Work to be completed: Below are records. Copy every line with "that" in it.

Listed entries:
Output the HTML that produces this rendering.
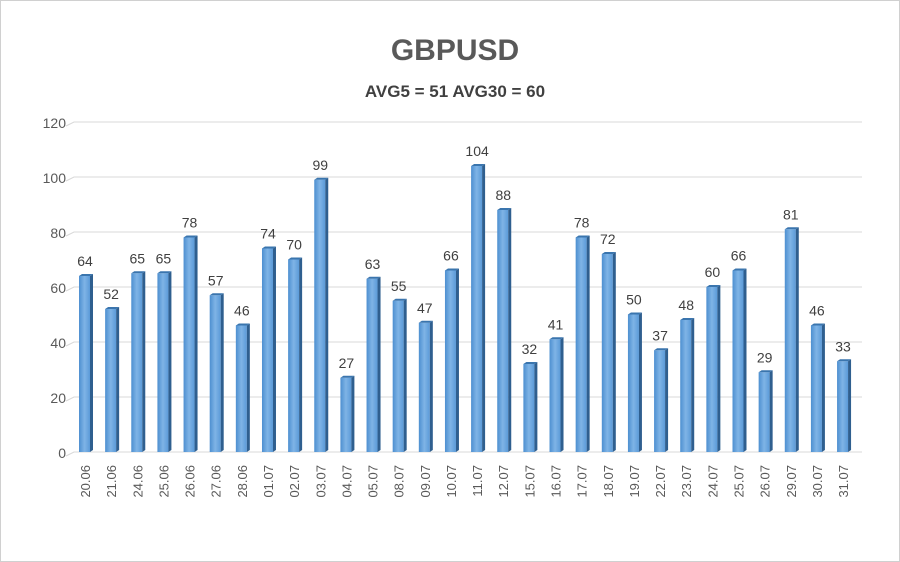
<!DOCTYPE html>
<html><head><meta charset="utf-8"><style>
body{margin:0;background:#fff}
svg{display:block;font-family:"Liberation Sans",sans-serif}
</style></head><body>
<svg id="c" width="900" height="562">
<defs>
<linearGradient id="g" x1="0" x2="1" y1="0" y2="0">
<stop offset="0" stop-color="#4d8fd0"/><stop offset="0.5" stop-color="#7fb4e6"/><stop offset="1" stop-color="#5b9ad8"/>
</linearGradient>
</defs>
<rect x="0.5" y="0.5" width="899" height="561" fill="#fff" stroke="#d0d0d0"/>
<text x="455" y="60" text-anchor="middle" font-size="30" font-weight="bold" fill="#595959">GBPUSD</text>
<text x="455" y="97" text-anchor="middle" font-size="17" font-weight="bold" fill="#404040">AVG5 = 51 AVG30 = 60</text>
<g id="grid"></g><g id="bars"></g>
</svg>
<script>
const categories=["20.06","21.06","24.06","25.06","26.06","27.06","28.06","01.07","02.07","03.07","04.07","05.07","08.07","09.07","10.07","11.07","12.07","15.07","16.07","17.07","18.07","19.07","22.07","23.07","24.07","25.07","26.07","29.07","30.07","31.07"];
const values=[64,52,65,65,78,57,46,74,70,99,27,63,55,47,66,104,88,32,41,78,72,50,37,48,60,66,29,81,46,33];
const yTicks=[0,20,40,60,80,100,120];
const NS="http://www.w3.org/2000/svg";
const base=452,k=2.75;
function y(v){return base-v*k;}
function xl(i){return 79+i*26.14;}
function mk(t,a,p){const e=document.createElementNS(NS,t);for(const q in a)e.setAttribute(q,a[q]);(p).appendChild(e);return e;}
const grid=document.getElementById('grid'),bars=document.getElementById('bars');
yTicks.forEach(v=>{
 const l=mk('polyline',{points:`66,${y(v)+4} 74,${y(v)} 862,${y(v)}`,fill:'none',stroke:'#d9d9d9','stroke-width':1},grid);
 
 
 const t=mk('text',{x:66,y:y(v)+6,'text-anchor':'end','font-size':14,fill:'#595959'},grid);
 t.textContent=v;
 
 
});
values.forEach((v,i)=>{
 const x=xl(i),top=y(v);
 const g=mk('g',{},bars);
 
 
 mk('rect',{x:x,y:top,width:11,height:base-top,fill:'url(#g)'},g);
 mk('polygon',{points:`${x+11},${top} ${x+14},${top-2} ${x+14},${base-2} ${x+11},${base}`,fill:'#2f5f8f'},g);
 mk('polygon',{points:`${x},${top} ${x+3},${top-2} ${x+14},${top-2} ${x+11},${top}`,fill:'#3a75ae'},g);
 const t=mk('text',{x:x+6,y:top-10,'text-anchor':'middle','font-size':14,fill:'#404040'},bars);
 t.textContent=v;
 
 
 const c=mk('text',{transform:`translate(${x+11},465) rotate(-90)`,'text-anchor':'end','font-size':13,fill:'#595959'},bars);
 c.textContent=categories[i];
 
 
});
</script>
</body></html>
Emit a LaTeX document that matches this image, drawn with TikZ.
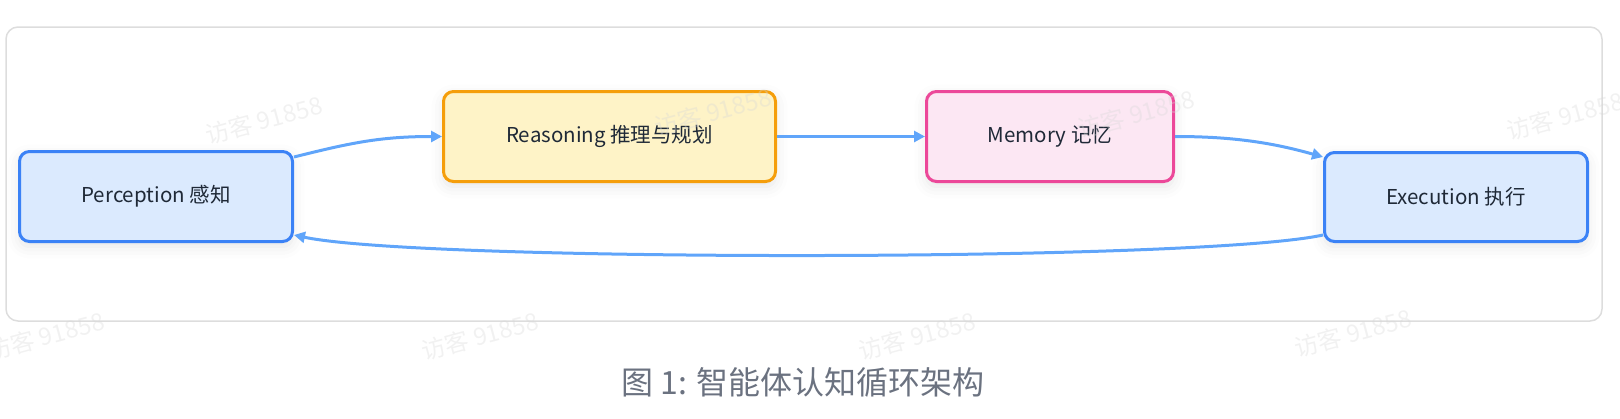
\documentclass[tikz,border=0pt]{standalone}
\usepackage{fontspec}
\setmainfont{Noto Sans CJK SC}
\usetikzlibrary{arrows.meta,shadows.blur}
\definecolor{blueline}{HTML}{3B82F6}
\definecolor{bluefill}{HTML}{DBEAFE}
\definecolor{orgline}{HTML}{F59E0B}
\definecolor{orgfill}{HTML}{FEF3C7}
\definecolor{pinkline}{HTML}{EC4899}
\definecolor{pinkfill}{HTML}{FCE7F3}
\definecolor{arrowc}{HTML}{60A5FA}
\definecolor{txt}{HTML}{1F2937}
\definecolor{capc}{HTML}{6B7280}
\definecolor{framec}{HTML}{DDDDDD}
\definecolor{wmark}{HTML}{D8D8D8}
\tikzset{
  box/.style={draw, rounded corners=10pt, line width=3pt, text=txt,
    font=\fontsize{20.5}{24}\selectfont, inner sep=0pt,
    blur shadow={shadow xshift=0pt, shadow yshift=-5pt, shadow blur radius=12pt, shadow opacity=10}},
  flow/.style={draw=arrowc, line width=3pt, -{Triangle[length=11pt,width=11pt]}},
  wm/.style={text=wmark, opacity=0.35, rotate=15, font=\fontsize{24}{28}\selectfont}
}
\begin{document}
\begin{tikzpicture}[x=1pt,y=-1pt]
\useasboundingbox (0,0) rectangle (1620,418);
\draw[framec, line width=1.5pt, rounded corners=12pt] (6,27) rectangle (1602,321);

\node[box, draw=blueline, fill=bluefill, minimum width=273pt, minimum height=90pt] (perc) at (156,196.5) {Perception 感知};
\node[box, draw=orgline, fill=orgfill, minimum width=332pt, minimum height=90pt] (reason) at (609.5,136.5) {Reasoning 推理与规划};
\node[box, draw=pinkline, fill=pinkfill, minimum width=247pt, minimum height=90pt] (mem) at (1050,136.5) {Memory 记忆};
\node[box, draw=blueline, fill=bluefill, minimum width=263pt, minimum height=89pt] (exec) at (1456,197) {Execution 执行};

\coordinate (p1) at ([yshift=-7pt]perc.north east);
\coordinate (e1) at ([yshift=-6pt]exec.north west);
\coordinate (e2) at ([yshift=8pt]exec.south west);
\coordinate (p2) at ([yshift=8pt]perc.south east);

\draw[flow] (p1) .. controls (350,143) and (380,136.5) .. (reason.west);
\draw[flow] (reason.east) -- (mem.west);
\draw[flow] (mem.east) .. controls (1230,136.5) and (1270,142) .. (e1);
\draw[flow] (e2) .. controls (1200,262) and (420,262) .. (p2);

\node[text=capc, font=\fontsize{32}{38}\selectfont] (cap) at (803,382) {图 1: 智能体认知循环架构};

\node[wm] (w1) at (264,120) {访客 91858};
\node[wm] (w2) at (713,112) {访客 91858};
\node[wm] (w3) at (1136,114) {访客 91858};
\node[wm] (w4) at (1565,116) {访客 91858};
\node[wm] (w5) at (46,336) {访客 91858};
\node[wm] (w6) at (480,336) {访客 91858};
\node[wm] (w7) at (917,336) {访客 91858};
\node[wm] (w8) at (1353,333) {访客 91858};
\end{tikzpicture}
\end{document}
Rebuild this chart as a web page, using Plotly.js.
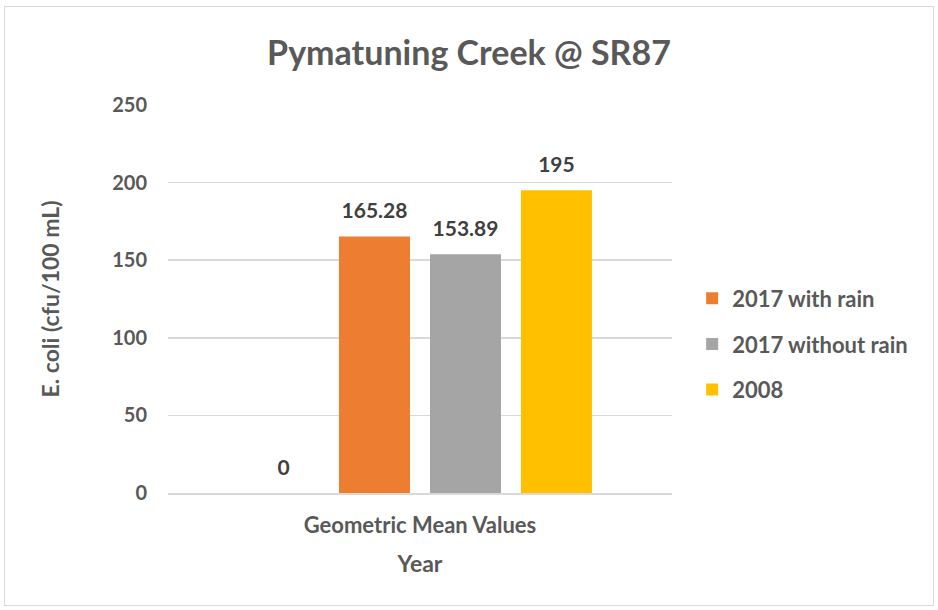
<!DOCTYPE html>
<html><head><meta charset="utf-8">
<script src="https://cdn.plot.ly/plotly-3.0.1.min.js"></script>
<style>
html,body{margin:0;padding:0;background:#fff;}
#wrap{position:relative;width:938px;height:610px;}
#chart{width:938px;height:610px;}
#frame{position:absolute;left:4px;top:6px;width:928px;height:598px;border:1px solid #d9d9d9;pointer-events:none;}
</style></head>
<body>
<div id="wrap"><div id="chart"></div><div id="frame"></div></div>
<script>
const categories = ["Geometric Mean Values"];
const seriesNames = ["", "2017 with rain", "2017 without rain", "2008"];
const seriesValues = [[0], [165.28], [153.89], [195]];
const seriesLabels = [["0"], ["165.28"], ["153.89"], ["195"]];
const seriesColors = ["#4472C4", "#ED7D31", "#A5A5A5", "#FFC000"];
const yTicks = [0, 50, 100, 150, 200, 250];

const FONT = "Lato, 'Open Sans', sans-serif";
const GAP = 0.278;

const barTraces = seriesNames.map((n, i) => ({
  type: "bar",
  x: categories,
  y: seriesValues[i],
  name: n,
  showlegend: i > 0,
  legendgroup: "g" + i,
  marker: {color: seriesColors[i]},
  hoverinfo: "none"
}));

const labelTraces = seriesNames.map((n, i) => ({
  type: "scatter",
  mode: "markers+text",
  orientation: "v",
  x: categories,
  y: seriesValues[i],
  name: n + " labels",
  showlegend: false,
  marker: {size: 19, color: "rgba(0,0,0,0)"},
  text: seriesLabels[i],
  textposition: "top center",
  cliponaxis: false,
  textfont: {family: FONT, size: 21, color: "#404040", weight: 700},
  hoverinfo: "none"
}));

const layout = {
  width: 938, height: 610,
  margin: {l: 168, r: 266, t: 105, b: 117},
  paper_bgcolor: "#fff", plot_bgcolor: "#fff",
  font: {family: FONT, color: "#595959"},
  title: {text: "Pymatuning Creek @ SR87", x: 0.5, xanchor: "center", y: 0.913, yanchor: "middle",
          font: {family: FONT, size: 34, color: "#595959", weight: 700}},
  barmode: "group",
  bargap: GAP,
  bargroupgap: 0.22,
  scattermode: "group",
  scattergap: GAP,
  xaxis: {
    type: "category",
    showgrid: false, showline: true, linecolor: "#d9d9d9", linewidth: 1.5,
    ticks: "", ticklabelstandoff: 12,
    tickfont: {family: FONT, size: 22, color: "#595959", weight: 700},
    title: {text: "Year", font: {family: FONT, size: 23, color: "#595959", weight: 700}, standoff: 19},
    zeroline: false
  },
  yaxis: {
    range: [0, 250], tickvals: yTicks, ticktext: yTicks.map(String),
    showgrid: true, gridcolor: "#d9d9d9", gridwidth: 1.5,
    zeroline: false, showline: false, ticks: "",
    ticklabelstandoff: 20,
    tickfont: {family: FONT, size: 20, color: "#595959", weight: 700},
    title: {text: "E. coli (cfu/100 mL)", font: {family: FONT, size: 23, color: "#595959", weight: 700}, standoff: 46}
  },
  legend: {
    x: 1.04, xanchor: "left", y: 0.384, yanchor: "middle",
    font: {family: FONT, size: 22, color: "#595959", weight: 700},
    tracegroupgap: 14,
    bgcolor: "rgba(0,0,0,0)"
  },
  showlegend: true
};

Plotly.newPlot("chart", barTraces.concat(labelTraces), layout, {staticPlot: true, displayModeBar: false});
</script>
</body></html>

The reply:
Output the HTML that produces this rendering.
Emit a LaTeX document that matches this image, drawn with TikZ.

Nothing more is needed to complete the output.